Most of my past research has attempted to understand the physics controlling the Earth's climate.
I have done quite a lot of work on the hydrological cycle. Early work was on detection and attribution. It's no longer a central interest, but it does inform a lot of the statistical work that we do. For example, Joe Osborne has looked at rainfall change in the supposedly best observed Northern Hemisphere mid-latitude region and found that observations apparently do not produce a reduction in rainfall in response to aerosol forcing. This is something of a surprise given that it is a robust response of modelled simulations (Osborne and Lambert, 2014). Joe's current work is looking at what is going on in runoff observations.
Figure 1: Cartoon distribution of land masses in the tropics by relative humidity and surface temperature rank. Locations in the top right corner are rainy; others largely aren't. Thanks to the Met Office Design Studio for the pic.
Changes in regional precipitation in the tropics under modelled climate change are dominated by shifts in patterns of rainfall rather than intensification or weakening of pre-existing patterns. Lambert et al., (2017) and Todd et al., (2018) developed a simple mean field theory scheme that shows how shifts in rainfall are associated with the relative ranks of temperature and relative humidity of geographical locations. The scheme is reasonably successful, but also gives us a baseline where it doesn't work for investigating the effects of atmospheric circulation.
Meanwhile, as far as we know, global mean precipitation is controlled by the conservation of energy, which imposes a stricter constraint on small changes in precipitation than does moisture availability. In Lambert and Webb, (2008), we argued that the reason that % / K changes in precipitation are more robust than the value of climate sensitivity across models is because shortwave cloud feedbacks affect the tropospheric energy budget relatively little. Hence, overall, the 1 -- 3 % / K changes in precipitation produced by models seems unlikely to match the biggest changes reported by some satellite observations. A remaining uncertainty is the effect of longwave cloud feedbacks, which can affect the tropospheric energy budget, and therefore precipitation. In current models, however, it doesn't seem that it would be possible to produce longwave cloud feedbacks that produce very different changes in precipitation and probably not without making large differences to climate sensitivity of temperature (Lambert et al., 2013). We await the new work on convective aggregation!
Under quite globally uniform forcing, surface temperature responses behave like local responses to the global mean radiative forcing, even away from equilibrium. In models, this means that simulated patterns of temperature change look similar under different forcing scenarios. In the real world, it means that land and ocean temperatures continue to increase in a constant ratio that we do not expect to change if warming accelerates or if it slows down. This is true even though the land shows a much smaller heat capacity to climate change than the ocean.

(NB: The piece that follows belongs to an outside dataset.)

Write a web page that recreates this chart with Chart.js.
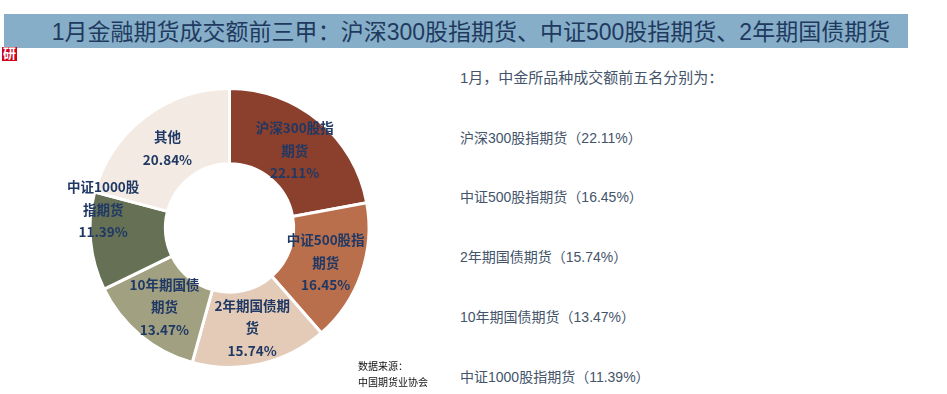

The constant ratio and similar patterns occur because the atmosphere is very good at transporting heat, particularly around a latitude circle. This makes detecting the influence of poorly understood regional aerosol forcings difficult, because their influence is not strongly regionally confined. Regional forcings do have slightly different temperature signatures, however, even large-scale sulphate aerosol forcing, as Manoj Joshi has convinced me.
This means that one can detect regional forcings (old news, I know), although surface temperature response might not be the best way to go about it. In fact, it might be the atmospheric energy transport that we should be trying to trace, perhaps through its impact on the hydrological cycle. This is part of the reason Joe Osborne looked at aerosol impacts on European rainfall.
The flipside of all this, is that solar radiation management geoengineering schemes that rely on regional forcing or forcing that doesn't have the same spatial signature as CO2 forcing (all as far I'm aware) will work. Because they will stimulate changes in atmospheric energy transport, however, they might stimulate nasty or at least unpredictable changes in the hydrological cycle.
I've done a fair bit of research on radiative forcing and feedbacks, especially short-term adjustment to forcing, but mostly not for a long time. Nevertheless, at present, I'm answering a challenge from Patrick Taylor at NASA Langley to explain the pattern of the regional tropical water vapour and lapse rate feedbacks. These don't show a sharp anti-correlation like the tropical mean water vapour and lapse rate feedbacks across climate models, but they are largely explained by simple processes. It's nearly done.
Finally, a personal perspective on my favourite paper ever. Lambert and Faull, (2007) described the basic difference in global mean response between carbon dioxide and solar forced climate model experiments: tropospheric adjustments deal with forcing absorbed by the atmosphere by reducing precipitation in the carbon dioxide case and increasing outgoing longwave in the solar case. It took four years to get it published, the results were mostly written-up by others before I got it out there and the results that weren't published by others were better reproduced elsewhere afterwards. (Also the altitude hypothesis for tropospheric adjustment in the final paragraph is almost certainly wrong.) But... it was the first piece of work I ever did on my own. Having the idea, testing it and realising that it was right convinced me to become a professional scientist. Whether this is good for me or anyone else is unclear. But if you find yourself in a similar situation, then I hope it offers some encouragement.